If you placed a bet on a horse at 1/10 and it won, you would win £1 for every £10 placed. Not always the most profitable venture in the long run…
To help you understand further, an odds-against bet is one from which you will more than double your money if your selection wins. For instance, a winning £10 wager at odds of 3/1 will return £40 – your stake back and £30 earnings on top.
The secret to successful sports betting, whether you take an odds-on price or odds against, is to only wager on outcomes you believe have a greater chance of occurring than the odds given by the bookmakers.
How are Betting Odds Decided?
Bookmakers employ some of the sharpest analytical minds and the latest software tools to model how they think a sporting contest will play out.
For the most popular betting heats, they will even run thousands of simulations to see what the true likelihood of each outcome occurring is, before setting their odds accordingly – their prices reflect the ‘implied probability’ of a football team scoring, for example, or a racehorse winning.
The shorter the odds, the higher the probability of the thing happening – that’s the golden rule.
Naturally, odds-on selections have a higher probability of occurring. A 1/10 shot, for instance, has an implied probability of around 91%. In contrast, a 10/1 chance is given a probability of just 9%.
It should be noted at this point that odds can change. Sometimes a selection will drift in price, i.e. its odds grow longer and therefore so too does the implied probability of it happening. The opposite is true when the odds shorten.
There are numerous reasons that odds change before the game/race/tournament starts, whether its changing conditions (maybe a heavy downpour has changed a racecourse’s going) or previously unknown information, such as when football team sheets are revealed an hour or so before kick-off – key players being rested by their manager will usually see that team’s odds lengthen.
Ultimately, the weight of money that comes in for a particular betting market will inform how the odds change over time.
Do Odds On Bets Always Win?
We know that odds-on bets have a greater chance of landing because their implied probability tells us as much.
But the reason that hundreds of millions of people watch sport around the world is that it’s often unpredictable and surprise results happen – those greatly undermine the theory of implied probability, although over a long-term period more odds-on bets win than lose.
Before you go off and bet on odds-on shots blindly, it’s worth remembering that making money with shorter odds selections can be difficult. If you backed ten 1/10 shots, you’d need all of them to win (at level stakes) to realise a profit.
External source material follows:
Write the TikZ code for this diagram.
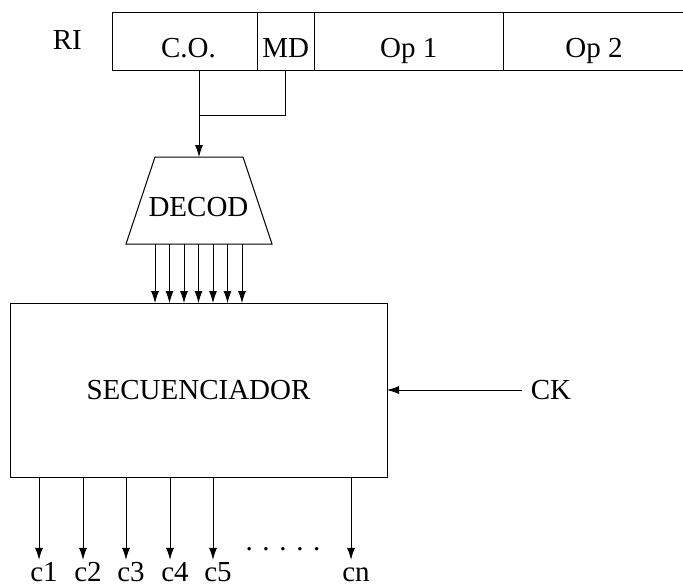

Given that 1/10 bets win on 91% of occasions, according to the law of probability, you can see that you’re already chasing your tail on that front.
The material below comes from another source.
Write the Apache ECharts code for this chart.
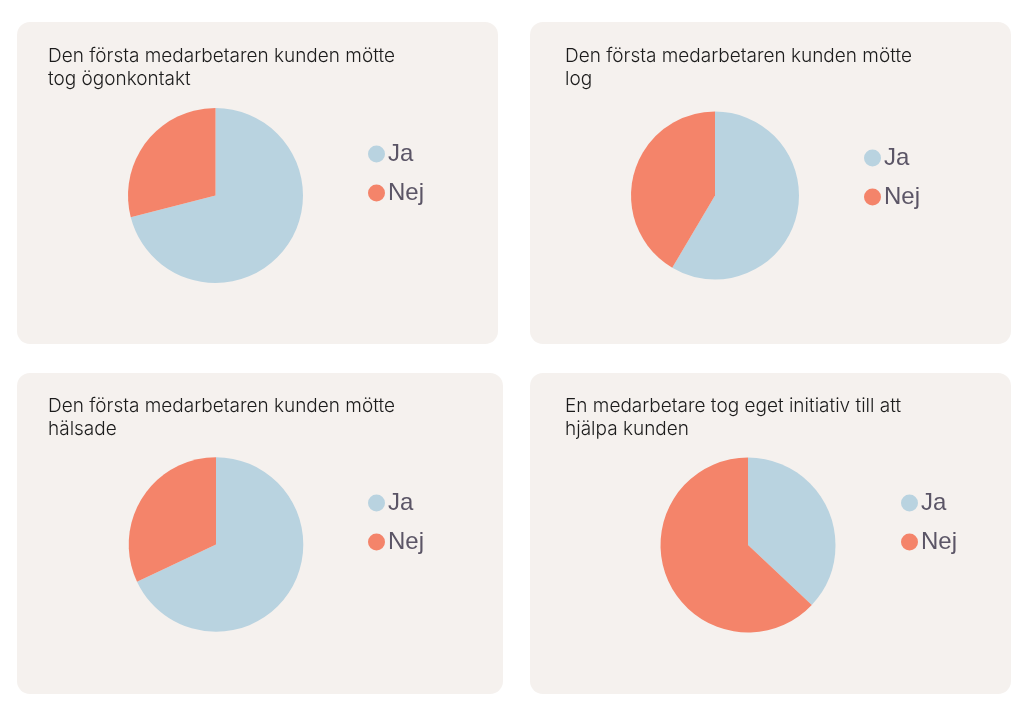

And you’d be surprised how often odds-on chances don’t oblige in any sport of your choosing…
Here’s a look at the odds-on teams in a Premier League game week:
Team | Odds | Did They Win? | Profit/Loss (£10 stake) |
---|---|---|---|
Liverpool | 1/2 | N | -10 |
Tottenham | 4/9 | Y | 4.44 |
Chelsea | 9/10 | Y | 9 |
Brighton | 21/25 | N | -10 |
Man City | 1/3 | Y | 3.33 |
Man Utd | 7/25 | N | -10 |
Arsenal | 11/25 | Y | 4.4 |
Newcastle | 16/25 | Y | 6.4 |
– | – | Total | -£2.43 |
By betting on these eight odds-on teams, you would have enjoyed a healthy win ratio of 62.5% – excellent by any measure.
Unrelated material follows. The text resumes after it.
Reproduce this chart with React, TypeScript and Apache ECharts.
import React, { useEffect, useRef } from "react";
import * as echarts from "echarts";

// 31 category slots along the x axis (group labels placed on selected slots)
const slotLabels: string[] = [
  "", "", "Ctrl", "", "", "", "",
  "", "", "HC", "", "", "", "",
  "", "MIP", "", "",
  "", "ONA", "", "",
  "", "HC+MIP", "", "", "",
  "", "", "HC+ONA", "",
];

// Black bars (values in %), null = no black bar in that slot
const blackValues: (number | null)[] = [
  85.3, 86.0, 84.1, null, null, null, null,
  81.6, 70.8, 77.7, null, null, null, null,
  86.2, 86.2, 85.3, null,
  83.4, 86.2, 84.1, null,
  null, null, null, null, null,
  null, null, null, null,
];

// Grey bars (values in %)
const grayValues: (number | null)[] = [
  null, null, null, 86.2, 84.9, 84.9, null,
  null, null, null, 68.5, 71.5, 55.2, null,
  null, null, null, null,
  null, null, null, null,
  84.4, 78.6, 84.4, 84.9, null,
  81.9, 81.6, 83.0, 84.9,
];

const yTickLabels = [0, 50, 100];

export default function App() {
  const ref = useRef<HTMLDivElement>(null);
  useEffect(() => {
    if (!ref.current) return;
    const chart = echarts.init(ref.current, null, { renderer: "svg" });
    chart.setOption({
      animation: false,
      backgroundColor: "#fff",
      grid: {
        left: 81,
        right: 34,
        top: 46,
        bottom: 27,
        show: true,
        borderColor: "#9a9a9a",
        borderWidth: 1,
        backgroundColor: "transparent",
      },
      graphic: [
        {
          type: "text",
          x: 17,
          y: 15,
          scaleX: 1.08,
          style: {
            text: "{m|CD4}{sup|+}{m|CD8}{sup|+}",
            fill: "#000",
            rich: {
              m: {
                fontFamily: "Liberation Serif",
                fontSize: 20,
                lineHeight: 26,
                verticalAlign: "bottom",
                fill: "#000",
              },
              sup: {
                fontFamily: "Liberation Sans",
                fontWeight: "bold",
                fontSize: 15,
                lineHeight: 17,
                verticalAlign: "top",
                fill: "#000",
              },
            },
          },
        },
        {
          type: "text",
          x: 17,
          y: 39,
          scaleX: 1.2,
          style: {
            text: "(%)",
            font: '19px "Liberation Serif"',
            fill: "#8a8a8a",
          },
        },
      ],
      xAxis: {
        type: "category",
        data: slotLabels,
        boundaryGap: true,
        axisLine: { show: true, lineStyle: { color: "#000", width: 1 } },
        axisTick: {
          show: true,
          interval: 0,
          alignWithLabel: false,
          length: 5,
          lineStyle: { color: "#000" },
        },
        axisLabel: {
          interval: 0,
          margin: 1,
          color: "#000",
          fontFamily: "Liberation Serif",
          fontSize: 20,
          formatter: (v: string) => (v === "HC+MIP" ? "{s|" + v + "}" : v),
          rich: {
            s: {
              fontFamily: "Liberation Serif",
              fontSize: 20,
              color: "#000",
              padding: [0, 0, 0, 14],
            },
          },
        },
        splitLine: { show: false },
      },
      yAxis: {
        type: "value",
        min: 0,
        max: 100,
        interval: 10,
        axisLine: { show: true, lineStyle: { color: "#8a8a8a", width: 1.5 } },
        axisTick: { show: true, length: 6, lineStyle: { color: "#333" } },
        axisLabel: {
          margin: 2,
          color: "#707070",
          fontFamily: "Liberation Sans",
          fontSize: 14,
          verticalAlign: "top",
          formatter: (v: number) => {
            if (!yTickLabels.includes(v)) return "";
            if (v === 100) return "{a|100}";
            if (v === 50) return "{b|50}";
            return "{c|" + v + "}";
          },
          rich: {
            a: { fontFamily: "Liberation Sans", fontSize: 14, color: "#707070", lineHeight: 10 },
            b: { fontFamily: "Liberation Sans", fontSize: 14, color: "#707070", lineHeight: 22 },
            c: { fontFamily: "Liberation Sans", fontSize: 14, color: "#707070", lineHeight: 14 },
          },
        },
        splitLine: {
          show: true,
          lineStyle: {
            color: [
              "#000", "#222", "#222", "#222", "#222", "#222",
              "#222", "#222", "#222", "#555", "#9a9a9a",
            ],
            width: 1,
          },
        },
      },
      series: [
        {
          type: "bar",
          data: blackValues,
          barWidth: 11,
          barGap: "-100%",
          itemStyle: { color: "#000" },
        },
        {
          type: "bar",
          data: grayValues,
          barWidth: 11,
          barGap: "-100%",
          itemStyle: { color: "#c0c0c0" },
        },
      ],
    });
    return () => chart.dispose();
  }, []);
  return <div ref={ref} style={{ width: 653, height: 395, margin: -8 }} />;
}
But look at the monetary outcome of betting on those games with £10 level stakes: you’d have actually lost money despite winning nearly two-thirds of your bets.
And that explains clearly the myth that odds-on bets always win… or that they are profitable in the long run, anyway.
The Worst Odds On Losses of All Time
There have been some staggering odds-on losses in sporting history.
In 2018, a horse named Tree of Liberty left punters weeping like a willow when he lost a race at Ludlow priced at 1/20 – an implied win probability of some 95.2%.
Another that immediately springs to mind was Mike Tyson’s defeat to Buster Douglas in 1990. Tyson, the so-called ‘Baddest Man on the Planet’, had won his prior 37 fights – 33 via knockout. Douglas was a cherry-picked opponent designed to allow Iron Mike to showcase his ferocious skills in front of a packed Tokyo crowd.
But Buster had other ideas, knocking out the champion in the tenth round as a 42/1 underdog. Tyson, meanwhile, was priced at 1/27… an implied probability of 96.4%. Ouch!
That underdog story can be bettered, believe it or not. In 2007’s college football season in America, the all-conquering USC Trojans were taking on Stanford and were expected to win so comfortably that they were given a -39 point spread.
Well, you can probably guess what happened next. Stanford somehow defied the odds, literally, to win 24-23. USC’s odds? -14,900 using the American moneyline system. That meant their implied probability of winning was an eye-watering 99.3%.